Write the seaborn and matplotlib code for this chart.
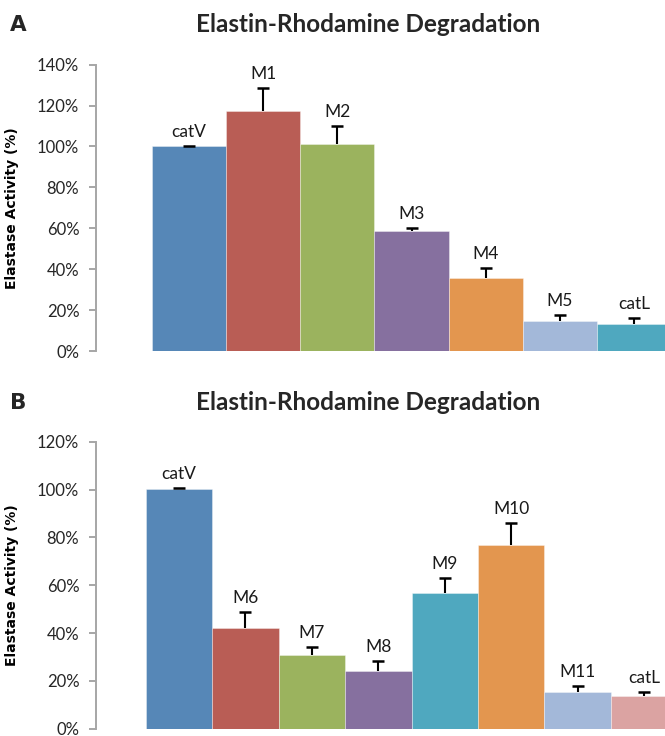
import numpy as np
import pandas as pd
import matplotlib
matplotlib.use('Agg')
import matplotlib.pyplot as plt
import seaborn as sns

# Panel A data
labels_a = ['catV', 'M1', 'M2', 'M3', 'M4', 'M5', 'catL']
activity_a = [100.0, 117.2, 101.0, 58.5, 35.8, 14.8, 13.0]
error_a = [0.3, 11.6, 9.0, 1.6, 4.8, 2.9, 3.0]
colors_a = ['#5687B7', '#B95D55', '#9BB35E', '#86709F', '#E3964F', '#A3B8D9', '#4FA8BF']

# Panel B data
labels_b = ['catV', 'M6', 'M7', 'M8', 'M9', 'M10', 'M11', 'catL']
activity_b = [100.2, 42.3, 30.7, 24.3, 56.6, 77.0, 15.2, 13.7]
error_b = [0.3, 6.4, 3.6, 4.0, 6.6, 8.9, 2.7, 1.7]
colors_b = ['#5687B7', '#B95D55', '#9BB35E', '#86709F', '#4FA8BF', '#E3964F', '#A3B8D9', '#DBA3A2']

yticks_a = [0, 20, 40, 60, 80, 100, 120, 140]
yticks_b = [0, 20, 40, 60, 80, 100, 120]

sns.set_style('white')
plt.rcParams['font.family'] = ['Lato', 'DejaVu Sans']

W, H = 665, 736
fig = plt.figure(figsize=(W / 100, H / 100), dpi=100)

ax_a = fig.add_axes([96 / W, 1 - 351 / H, 631 / W, 286.3 / H])
ax_b = fig.add_axes([96 / W, 1 - 728.7 / H, 631 / W, 287 / H])


def draw_panel(ax, labels, vals, errs, colors, yticks):
    df = pd.DataFrame({'sample': labels, 'activity': vals})
    sns.barplot(data=df, x='sample', y='activity', hue='sample',
                palette=colors, saturation=1, width=1.0, legend=False, ax=ax,
                edgecolor='#ffffff80', linewidth=0.5)
    x = np.arange(len(labels))
    vals = np.array(vals)
    errs = np.array(errs)
    # plus-only error bars
    ax.vlines(x, vals, vals + errs, color='black', lw=1.5)
    ax.plot(x, vals + errs, linestyle='none', marker='_', ms=9,
            mew=1.8, color='black')
    for xi, top, lab in zip(x, vals + errs, labels):
        ax.annotate(lab, (xi, top), xytext=(0, 14), textcoords='offset pixels',
                    ha='center', va='center', fontsize=12.5, color='#1a1a1a')
    ax.set_xlim(-1.25, len(labels) + 0.25)
    ax.set_ylim(0, yticks[-1])
    ax.set_yticks(yticks)
    ax.set_yticklabels([f'{t}%' for t in yticks], fontsize=12, color='#262626')
    ax.set_xticks([])
    ax.set_xlabel('')
    ax.set_ylabel('Elastase Activity (%)', fontsize=10, fontweight='bold',
                  family=['DejaVu Sans'], color='black')
    ax.yaxis.set_label_coords(-0.122, 0.5)
    for s in ['top', 'right', 'bottom']:
        ax.spines[s].set_visible(False)
    ax.spines['left'].set_color('#A6A6A6')
    ax.spines['left'].set_linewidth(1.4)
    ax.tick_params(axis='y', direction='out', length=5, width=1.4,
                   color='#A6A6A6', pad=7, left=True)


draw_panel(ax_a, labels_a, activity_a, error_a, colors_a, yticks_a)
draw_panel(ax_b, labels_b, activity_b, error_b, colors_b, yticks_b)

for ypix, letter in [(25, 'A'), (403, 'B')]:
    fig.text(368 / W, 1 - ypix / H, 'Elastin-Rhodamine Degradation',
             ha='center', va='center', fontsize=17.5, fontweight='bold')
    fig.text(10 / W, 1 - ypix / H, letter, ha='left', va='center',
             fontsize=15.5, fontweight='heavy',
             family=['DejaVu Sans'])

fig.savefig('out.png', dpi=100)
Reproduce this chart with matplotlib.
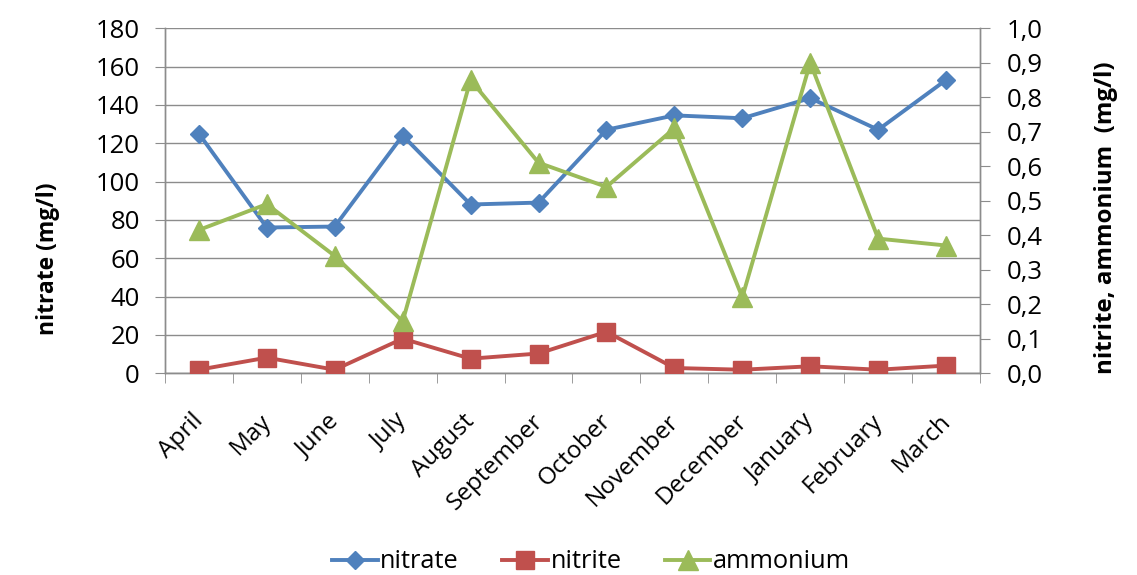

- [Task to complete] Reproduce each line of the records exactly, and omit every picture.

- [Answer to this problem]
Write the seaborn and matplotlib code for this chart.
import numpy as np
import pandas as pd
import matplotlib
matplotlib.use('Agg')
import matplotlib.pyplot as plt
import seaborn as sns

# Panel A data
labels_a = ['catV', 'M1', 'M2', 'M3', 'M4', 'M5', 'catL']
activity_a = [100.0, 117.2, 101.0, 58.5, 35.8, 14.8, 13.0]
error_a = [0.3, 11.6, 9.0, 1.6, 4.8, 2.9, 3.0]
colors_a = ['#5687B7', '#B95D55', '#9BB35E', '#86709F', '#E3964F', '#A3B8D9', '#4FA8BF']

# Panel B data
labels_b = ['catV', 'M6', 'M7', 'M8', 'M9', 'M10', 'M11', 'catL']
activity_b = [100.2, 42.3, 30.7, 24.3, 56.6, 77.0, 15.2, 13.7]
error_b = [0.3, 6.4, 3.6, 4.0, 6.6, 8.9, 2.7, 1.7]
colors_b = ['#5687B7', '#B95D55', '#9BB35E', '#86709F', '#4FA8BF', '#E3964F', '#A3B8D9', '#DBA3A2']

yticks_a = [0, 20, 40, 60, 80, 100, 120, 140]
yticks_b = [0, 20, 40, 60, 80, 100, 120]

sns.set_style('white')
plt.rcParams['font.family'] = ['Lato', 'DejaVu Sans']

W, H = 665, 736
fig = plt.figure(figsize=(W / 100, H / 100), dpi=100)

ax_a = fig.add_axes([96 / W, 1 - 351 / H, 631 / W, 286.3 / H])
ax_b = fig.add_axes([96 / W, 1 - 728.7 / H, 631 / W, 287 / H])


def draw_panel(ax, labels, vals, errs, colors, yticks):
    df = pd.DataFrame({'sample': labels, 'activity': vals})
    sns.barplot(data=df, x='sample', y='activity', hue='sample',
                palette=colors, saturation=1, width=1.0, legend=False, ax=ax,
                edgecolor='#ffffff80', linewidth=0.5)
    x = np.arange(len(labels))
    vals = np.array(vals)
    errs = np.array(errs)
    # plus-only error bars
    ax.vlines(x, vals, vals + errs, color='black', lw=1.5)
    ax.plot(x, vals + errs, linestyle='none', marker='_', ms=9,
            mew=1.8, color='black')
    for xi, top, lab in zip(x, vals + errs, labels):
        ax.annotate(lab, (xi, top), xytext=(0, 14), textcoords='offset pixels',
                    ha='center', va='center', fontsize=12.5, color='#1a1a1a')
    ax.set_xlim(-1.25, len(labels) + 0.25)
    ax.set_ylim(0, yticks[-1])
    ax.set_yticks(yticks)
    ax.set_yticklabels([f'{t}%' for t in yticks], fontsize=12, color='#262626')
    ax.set_xticks([])
    ax.set_xlabel('')
    ax.set_ylabel('Elastase Activity (%)', fontsize=10, fontweight='bold',
                  family=['DejaVu Sans'], color='black')
    ax.yaxis.set_label_coords(-0.122, 0.5)
    for s in ['top', 'right', 'bottom']:
        ax.spines[s].set_visible(False)
    ax.spines['left'].set_color('#A6A6A6')
    ax.spines['left'].set_linewidth(1.4)
    ax.tick_params(axis='y', direction='out', length=5, width=1.4,
                   color='#A6A6A6', pad=7, left=True)


draw_panel(ax_a, labels_a, activity_a, error_a, colors_a, yticks_a)
draw_panel(ax_b, labels_b, activity_b, error_b, colors_b, yticks_b)

for ypix, letter in [(25, 'A'), (403, 'B')]:
    fig.text(368 / W, 1 - ypix / H, 'Elastin-Rhodamine Degradation',
             ha='center', va='center', fontsize=17.5, fontweight='bold')
    fig.text(10 / W, 1 - ypix / H, letter, ha='left', va='center',
             fontsize=15.5, fontweight='heavy',
             family=['DejaVu Sans'])

fig.savefig('out.png', dpi=100)
Reproduce this chart with matplotlib.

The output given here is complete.